Williams lost to unseeded, unranked Kim Clijsters of Belgium 6-4, 7-5 in a taut semi-final. The match featured plenty of powerful groundstrokes and lengthy exchanges. No one will remember a single shot that was struck, though, because of the unusual, dramatic way it ended.
With Williams serving at 5-6, 15-30 in the second set, she faulted on her first serve. On the second serve, a line judge called a foot fault, making it a double-fault -- a call rarely, if ever, seen at that stage of any match, let alone the semi-finals of a Grand Slam tournament.
That made the score 15-40, putting Clijsters one point from victory. Instead of stepping to the baseline to serve again, Williams went over and shouted and cursed at the line judge, pointing at her and shaking a ball at her. "If I could, I would take this... ball and shove it down your... throat," Williams said. She continued yelling at the line judge, and went back over, shaking her racket in the official's direction.
The line judge went over to the chair umpire, and tournament referee Brian Earley joined in the conversation. With the crowd booing -- making part of the dialogue inaudible -- Williams then went over and said to the line judge: "Sorry, but there are a lot of people who've said way worse." Then the line judge said something to the chair umpire, and Williams responded, "I didn't say I would kill you. Are you serious? I didn't say that." The line judge replied by shaking her head and saying, "Yes."
Williams already had been give a code violation warning when she broke her racket after losing the first set. So the chair umpire now awarded a penalty point to Clijsters, ending the match. When the ruling was announced, Williams walked around the net to the other end of the court to shake hands with a stunned Clijsters, who did not appear to understand what had happened.

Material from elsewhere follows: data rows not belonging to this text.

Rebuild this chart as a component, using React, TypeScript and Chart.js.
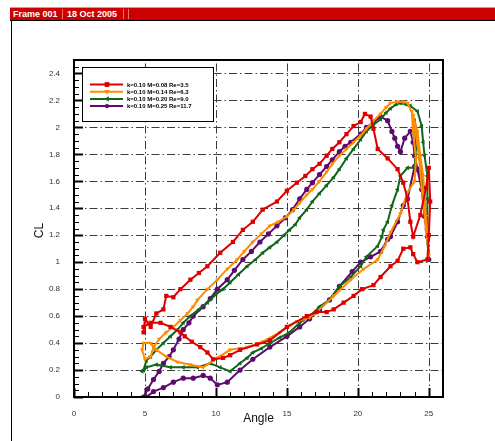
import React, { useEffect, useRef } from "react";
import { Chart, registerables } from "chart.js";

Chart.register(...registerables);

const seriesLabels = [
  "k=0.10 M=0.08 Re=3.5",
  "k=0.10 M=0.14 Re=6.3",
  "k=0.10 M=0.20 Re=9.0",
  "k=0.10 M=0.25 Re=11.7",
];

const xTicks = [0, 5, 10, 15, 20, 25];
const yTicks = [0, 0.2, 0.4, 0.6, 0.8, 1, 1.2, 1.4, 1.6, 1.8, 2, 2.2, 2.4];

const angleRed = [4.9, 5.0, 5.4, 5.8, 6.3, 6.5, 7.0, 7.5, 8.2, 8.8, 9.4, 10.3, 11.2, 11.9, 12.6, 13.3, 14.3, 15.0, 15.7, 16.3, 16.8, 17.3, 17.8, 18.2, 18.7, 19.2, 19.7, 20.2, 20.5, 20.9, 21.1, 21.4, 22.1, 22.8, 23.2, 23.5, 23.7, 23.9, 24.4, 24.8, 25.0, 25.1, 25.0, 24.9, 24.2, 23.9, 23.7, 23.2, 22.8, 22.3, 21.6, 21.1, 20.3, 19.7, 19.0, 18.3, 17.8, 17.1, 16.4, 15.0, 13.8, 12.9, 11.7, 11.0, 10.5, 9.8, 9.4, 8.9, 8.3, 7.8, 7.5, 6.8, 6.1, 5.4, 4.9];
const clRed = [0.48, 0.58, 0.52, 0.62, 0.65, 0.75, 0.74, 0.80, 0.87, 0.92, 0.97, 1.07, 1.15, 1.24, 1.30, 1.39, 1.45, 1.53, 1.59, 1.64, 1.69, 1.73, 1.79, 1.84, 1.89, 1.95, 2.01, 2.04, 2.10, 2.08, 1.99, 1.84, 1.77, 1.69, 1.59, 1.47, 1.30, 1.19, 1.35, 1.55, 1.70, 1.45, 1.20, 1.02, 1.00, 1.06, 1.11, 1.10, 1.01, 0.97, 0.89, 0.83, 0.80, 0.75, 0.70, 0.65, 0.63, 0.63, 0.60, 0.52, 0.42, 0.39, 0.35, 0.31, 0.29, 0.28, 0.33, 0.37, 0.41, 0.45, 0.48, 0.52, 0.55, 0.55, 0.52];

const angleOrange = [5.6, 6.0, 6.5, 7.0, 7.5, 8.0, 8.4, 8.7, 9.4, 10.1, 10.8, 11.5, 12.0, 12.6, 13.2, 13.8, 14.4, 15.0, 15.5, 15.9, 16.4, 16.8, 17.3, 17.8, 18.2, 18.7, 19.2, 19.7, 20.2, 20.6, 21.1, 21.6, 22.0, 22.3, 22.8, 23.2, 23.5, 23.9, 24.2, 24.4, 24.6, 24.7, 24.8, 24.9, 25.0, 24.8, 24.5, 24.3, 24.0, 23.8, 23.9, 24.1, 24.0, 23.5, 23.0, 22.3, 21.9, 21.4, 20.4, 19.5, 18.3, 17.1, 16.6, 15.7, 14.5, 13.3, 12.2, 11.0, 10.1, 9.1, 8.2, 7.3, 6.5, 5.8, 5.4, 4.9, 4.8, 5.0, 5.4, 5.6];
const clOrange = [0.37, 0.43, 0.48, 0.52, 0.57, 0.62, 0.67, 0.72, 0.80, 0.87, 0.95, 1.02, 1.08, 1.15, 1.21, 1.27, 1.30, 1.34, 1.39, 1.44, 1.50, 1.54, 1.60, 1.67, 1.73, 1.79, 1.84, 1.89, 1.94, 1.99, 2.05, 2.10, 2.15, 2.18, 2.19, 2.19, 2.18, 2.09, 1.97, 1.79, 1.64, 1.49, 1.34, 1.19, 1.05, 1.25, 1.55, 1.80, 2.00, 2.12, 1.95, 1.77, 1.60, 1.52, 1.36, 1.22, 1.12, 1.02, 0.95, 0.87, 0.75, 0.63, 0.59, 0.56, 0.48, 0.41, 0.37, 0.35, 0.29, 0.22, 0.24, 0.26, 0.30, 0.35, 0.40, 0.40, 0.35, 0.28, 0.30, 0.37];

const angleGreen = [4.9, 5.1, 5.4, 5.8, 6.3, 6.8, 7.3, 7.7, 8.2, 8.8, 9.4, 10.0, 10.5, 11.0, 11.6, 12.2, 12.8, 13.3, 13.8, 14.3, 14.8, 15.2, 15.6, 15.9, 16.4, 16.8, 17.3, 17.8, 18.3, 18.7, 19.2, 19.7, 20.2, 20.6, 21.1, 21.6, 22.0, 22.3, 22.7, 23.0, 23.4, 23.7, 24.2, 24.5, 24.6, 24.7, 24.9, 24.9, 24.9, 25.0, 24.8, 24.5, 24.2, 24.0, 24.1, 24.0, 23.5, 23.0, 22.8, 22.4, 22.1, 21.8, 21.7, 21.4, 20.6, 20.2, 19.5, 18.7, 18.0, 17.3, 16.6, 15.9, 15.2, 14.5, 13.8, 13.2, 12.6, 12.2, 11.7, 11.0, 10.3, 9.6, 8.7, 7.7, 6.8, 5.8, 5.1, 4.8, 4.9];
const clGreen = [0.20, 0.27, 0.30, 0.35, 0.40, 0.45, 0.50, 0.55, 0.60, 0.65, 0.70, 0.76, 0.80, 0.85, 0.91, 0.97, 1.02, 1.07, 1.11, 1.15, 1.20, 1.24, 1.28, 1.33, 1.39, 1.45, 1.51, 1.57, 1.63, 1.69, 1.77, 1.84, 1.91, 1.97, 2.02, 2.06, 2.11, 2.14, 2.17, 2.18, 2.17, 2.16, 2.12, 2.01, 1.89, 1.79, 1.64, 1.47, 1.24, 1.02, 1.30, 1.60, 1.92, 2.05, 1.85, 1.70, 1.70, 1.64, 1.54, 1.42, 1.30, 1.24, 1.19, 1.12, 1.04, 0.97, 0.89, 0.82, 0.72, 0.67, 0.60, 0.55, 0.48, 0.44, 0.40, 0.36, 0.33, 0.29, 0.25, 0.19, 0.22, 0.25, 0.22, 0.22, 0.22, 0.24, 0.22, 0.19, 0.20];

const anglePurple = [4.9, 5.2, 5.6, 6.0, 6.3, 6.7, 7.0, 7.4, 7.7, 8.1, 8.4, 9.1, 9.6, 10.1, 10.8, 11.3, 11.9, 12.5, 13.1, 13.7, 14.3, 14.9, 15.4, 15.9, 16.4, 16.8, 17.3, 17.8, 18.2, 18.7, 19.1, 19.5, 20.2, 20.6, 21.1, 21.6, 22.1, 22.4, 22.6, 22.8, 23.0, 23.3, 23.7, 23.9, 24.0, 24.2, 24.5, 24.7, 24.9, 25.0, 24.9, 24.6, 24.3, 24.0, 23.5, 23.2, 22.8, 22.3, 22.1, 21.6, 20.9, 20.2, 19.6, 18.7, 18.0, 17.3, 16.6, 15.9, 15.0, 13.8, 12.6, 11.7, 10.8, 10.1, 9.6, 9.1, 8.4, 7.7, 7.0, 6.3, 5.6, 5.1];
const clPurple = [0.0, 0.06, 0.13, 0.19, 0.25, 0.30, 0.35, 0.43, 0.50, 0.55, 0.60, 0.67, 0.73, 0.80, 0.87, 0.94, 1.02, 1.08, 1.15, 1.21, 1.27, 1.33, 1.39, 1.47, 1.54, 1.59, 1.65, 1.71, 1.76, 1.82, 1.86, 1.89, 1.95, 2.00, 2.04, 2.08, 2.05, 1.97, 1.92, 1.86, 1.82, 1.92, 1.97, 1.89, 1.79, 1.69, 1.54, 1.34, 1.19, 1.02, 1.24, 1.55, 1.68, 1.71, 1.47, 1.42, 1.30, 1.19, 1.17, 1.08, 1.04, 1.00, 0.93, 0.82, 0.72, 0.65, 0.58, 0.52, 0.45, 0.37, 0.28, 0.20, 0.11, 0.09, 0.14, 0.16, 0.14, 0.14, 0.11, 0.07, 0.04, 0.0];

const seriesColors = ["#dd0000", "#ff8c00", "#10661a", "#5e0b6e"];
const seriesStyles = ["rect", "triangle", "triangle", "circle"];
const seriesRotation = [0, 180, -90, 0];
const seriesRadius = [3, 2.6, 2.7, 2.6];

const FONT = 'Arial, "Liberation Sans", Helvetica, sans-serif';

function toPoints(xs: number[], ys: number[]) {
  return xs.map((x, i) => ({ x, y: ys[i] }));
}

function drawMarker(ctx: CanvasRenderingContext2D, style: string, rot: number, x: number, y: number, r: number) {
  ctx.save();
  ctx.translate(x, y);
  ctx.rotate((rot * Math.PI) / 180);
  ctx.beginPath();
  if (style === "rect") {
    ctx.rect(-r * 0.8, -r * 0.8, 1.6 * r, 1.6 * r);
  } else if (style === "triangle") {
    ctx.moveTo(0, -r * 1.1);
    ctx.lineTo(r, r * 0.7);
    ctx.lineTo(-r, r * 0.7);
    ctx.closePath();
  } else {
    ctx.arc(0, 0, r * 0.85, 0, Math.PI * 2);
  }
  ctx.fill();
  ctx.restore();
}

const framePlugin = {
  id: "tecframe",
  beforeDatasetsDraw(chart: any) {
    const { ctx, chartArea: a, scales } = chart;
    const xs = scales.x;
    const ys = scales.y;
    ctx.save();
    ctx.strokeStyle = "#3c3c3c";
    ctx.lineWidth = 1;
    ctx.setLineDash([8, 3, 1.5, 3]);
    xTicks.forEach((v) => {
      if (v === 0) return;
      const px = Math.round(xs.getPixelForValue(v)) + 0.5;
      ctx.beginPath();
      ctx.moveTo(px, a.bottom);
      ctx.lineTo(px, a.top);
      ctx.stroke();
    });
    yTicks.forEach((v) => {
      if (v === 0) return;
      const py = Math.round(ys.getPixelForValue(v)) + 0.5;
      ctx.beginPath();
      ctx.moveTo(a.left, py);
      ctx.lineTo(a.right, py);
      ctx.stroke();
    });
    ctx.setLineDash([]);
    ctx.strokeStyle = "#000";
    for (let v = 0; v <= 26; v += 1) {
      const major = v % 5 === 0;
      const px = Math.round(xs.getPixelForValue(v)) + 0.5;
      ctx.lineWidth = major ? 2 : 1;
      ctx.beginPath();
      ctx.moveTo(px, a.bottom);
      ctx.lineTo(px, a.bottom - (major ? 9 : 5));
      ctx.stroke();
    }
    for (let i = 0; i <= 50; i++) {
      const v = i * 0.05;
      const major = i % 4 === 0;
      const py = Math.round(ys.getPixelForValue(v)) + 0.5;
      ctx.lineWidth = major ? 2 : 1;
      ctx.beginPath();
      ctx.moveTo(a.left, py);
      ctx.lineTo(a.left + (major ? 9 : 5), py);
      ctx.stroke();
    }
    ctx.restore();
  },
  afterDraw(chart: any) {
    const { ctx, chartArea: a } = chart;
    ctx.save();
    ctx.strokeStyle = "#000";
    ctx.lineWidth = 2;
    ctx.strokeRect(a.left, a.top, a.right - a.left, a.bottom - a.top);
    ctx.fillStyle = "#111";
    ctx.font = `12px ${FONT}`;
    ctx.textAlign = "center";
    ctx.textBaseline = "middle";
    ctx.fillText("Angle", (a.left + a.right) / 2, a.bottom + 22);
    ctx.save();
    ctx.translate(a.left - 34, (a.top + a.bottom) / 2 + 2);
    ctx.rotate(-Math.PI / 2);
    ctx.fillText("CL", 0, 0);
    ctx.restore();
    const bx = a.left + 8;
    const by = a.top + 7;
    const bw = 131;
    const bh = 54;
    ctx.fillStyle = "#fff";
    ctx.fillRect(bx, by, bw, bh);
    ctx.strokeStyle = "#000";
    ctx.lineWidth = 1;
    ctx.strokeRect(bx + 0.5, by + 0.5, bw, bh);
    ctx.font = `bold 6px ${FONT}`;
    ctx.textAlign = "left";
    ctx.textBaseline = "middle";
    seriesLabels.forEach((lab, i) => {
      const y = by + 17.5 + i * 7.2;
      ctx.strokeStyle = seriesColors[i];
      ctx.fillStyle = seriesColors[i];
      ctx.lineWidth = 2;
      ctx.beginPath();
      ctx.moveTo(bx + 8, y);
      ctx.lineTo(bx + 41, y);
      ctx.stroke();
      drawMarker(ctx, seriesStyles[i], seriesRotation[i], bx + 25, y, seriesRadius[i]);
      ctx.fillStyle = "#000";
      ctx.fillText(lab, bx + 45, y + 0.5);
    });
    ctx.restore();
  },
};

export default function App() {
  const ref = useRef<HTMLCanvasElement | null>(null);

  useEffect(() => {
    if (!ref.current) return;
    const sets = [
      toPoints(angleRed, clRed),
      toPoints(angleOrange, clOrange),
      toPoints(angleGreen, clGreen),
      toPoints(anglePurple, clPurple),
    ];
    const chart = new Chart(ref.current, {
      type: "scatter",
      data: {
        datasets: sets.map((d, i) => ({
          label: seriesLabels[i],
          data: d,
          showLine: true,
          borderColor: seriesColors[i],
          backgroundColor: seriesColors[i],
          borderWidth: 2,
          pointStyle: seriesStyles[i] as any,
          rotation: seriesRotation[i],
          pointRadius: seriesRadius[i],
          pointBorderWidth: 0,
          tension: 0,
        })),
      },
      options: {
        responsive: false,
        animation: false,
        devicePixelRatio: 1,
        layout: { padding: { left: 0, right: 52, top: 60, bottom: 0 } },
        plugins: {
          legend: { display: false },
          tooltip: { enabled: false },
          title: { display: false },
        },
        scales: {
          x: {
            type: "linear",
            min: 0,
            max: 26,
            grid: { display: false },
            border: { display: false },
            ticks: {
              stepSize: 5,
              includeBounds: false,
              maxRotation: 0,
              padding: 4,
              color: "#333",
              font: { family: FONT, size: 8 },
              callback: (v: any) => String(v),
            },
            afterFit: (s: any) => {
              s.height = 44;
            },
          },
          y: {
            type: "linear",
            min: 0,
            max: 2.5,
            grid: { display: false },
            border: { display: false },
            ticks: {
              stepSize: 0.2,
              includeBounds: false,
              padding: 6,
              color: "#333",
              font: { family: FONT, size: 8 },
              callback: (v: any) => String(Math.round(Number(v) * 10) / 10),
            },
            afterFit: (s: any) => {
              s.width = 74;
            },
          },
        },
      },
      plugins: [framePlugin],
    } as any);
    return () => chart.destroy();
  }, []);

  const sep = (left: number) => (
    <div style={{ position: "absolute", left, top: 1, width: 1, height: 10, background: "#f07070" }} />
  );

  return (
    <div style={{ position: "fixed", left: 0, top: 0, width: 495, height: 441, background: "#fff", overflow: "hidden" }}>
      <canvas ref={ref} width={495} height={441} style={{ position: "absolute", left: 0, top: 0, width: 495, height: 441 }} />
      <div style={{ position: "absolute", left: 11, top: 20, width: 1, height: 421, background: "#000" }} />
      <div
        style={{
          position: "absolute",
          left: 10,
          top: 7,
          width: 485,
          height: 12,
          background: "#cc0000",
          borderTop: "1px solid #a8a8a8",
          borderBottom: "1px solid #000",
          fontFamily: FONT,
          fontWeight: "bold",
          fontSize: 9,
          color: "#fff",
          lineHeight: "12px",
        }}
      >
        <span style={{ position: "absolute", left: 3, top: 0 }}>Frame 001</span>
        {sep(52)}
        <span style={{ position: "absolute", left: 57, top: 0 }}>18 Oct 2005</span>
        {sep(113)}
        {sep(118)}
      </div>
    </div>
  );
}
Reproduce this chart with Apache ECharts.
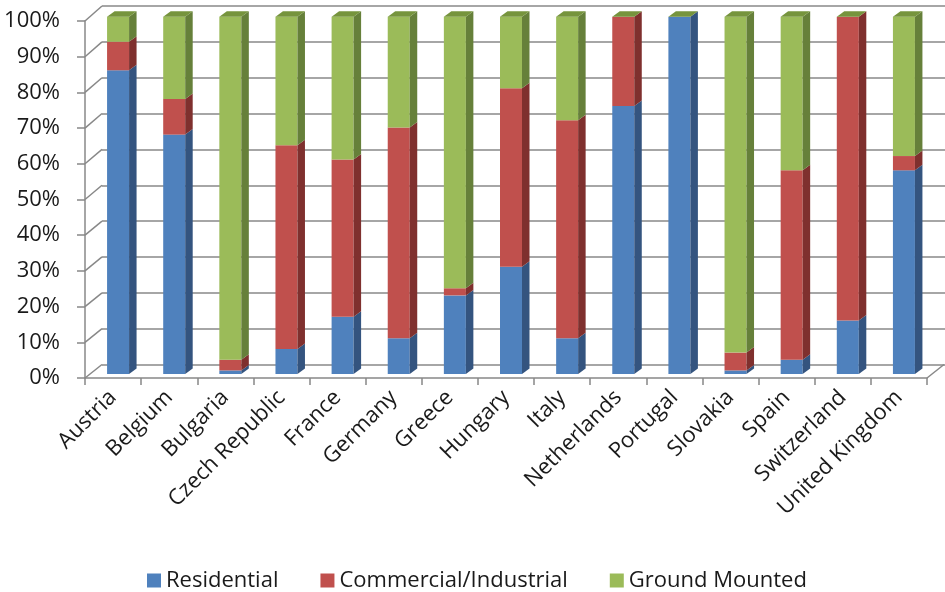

Lost in the theatrics was Clijsters' significant accomplishment: In only her third tournament back after two and a half years in retirement, the 26-year-old Belgian became the first mother to reach a Grand Slam final since Australia's Evonne Goolagong Cawley won Wimbledon 1980.
Clijsters hadn't competed at the US Open since winning in 2005. Now she will play for her second career major title against No 9 Caroline Wozniacki of Denmark, who beat Belgium's Yanina Wickmayer 6-3, 6-3 in the other rain-delayed semi-final.
Williams came into the day having won three of the past four Grand Slam titles, and 30 of her previous 31 matches at major tournaments. She was playing fantastically at the US Open, not losing a set before Saturday and having lost her serve a total of three times through five matches.